Cooling period during the preboreal stage

The preboreal oscillation (PBO) was a short cooling period within the preboreal stage of the Holocene epoch.

== Definition ==
Based on evidence from pollen, early Holocene cooling periods have been discovered already from the 1960s on. At least, in the German-speaking Literature, they were referred to as ‘Rammelbeek Phase’ (), and ‘Piottino Oscillation’ (Switzerland ). The term "preboreal oscillation" was derived from attempts to synchronize these events.

== Dating ==
The Greenland ice cores record a distinct decline in stable oxygen isotope data dated to 11 650–11 270 ice layer a BP (11 700–11 320 b2k) with the coldest part between 11 470 and 11 350 ice layer a BP (11 520–11 400 b2k) labelled as the ‘11.4 ka event’.

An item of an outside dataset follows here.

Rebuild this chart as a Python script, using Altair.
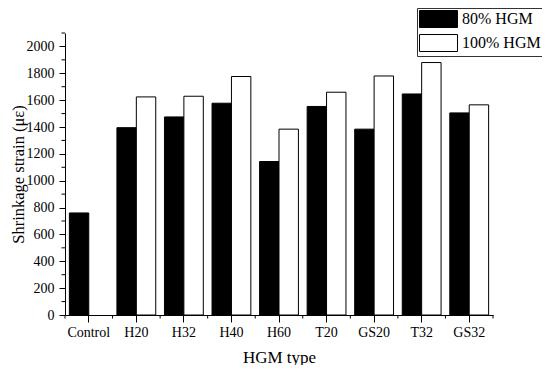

In lake sedimentary records, the exact timing and duration of the PBO remain uncertain because of dating uncertainties due to two early Holocene radiocarbon plateau and unclear proxy evidence. Two ash layers derived from volcanic eruptions are frequently used as time markers for the PBO: the Askja-S and Hässeldalen tephras shortly before and after the event. The ages of these layers were constrained to 11.228 ± 226 cal a BP and 11.380 ± 216 cal a BP, framing the cold event to a maximum duration of 152 +11/-8 years by varve counting.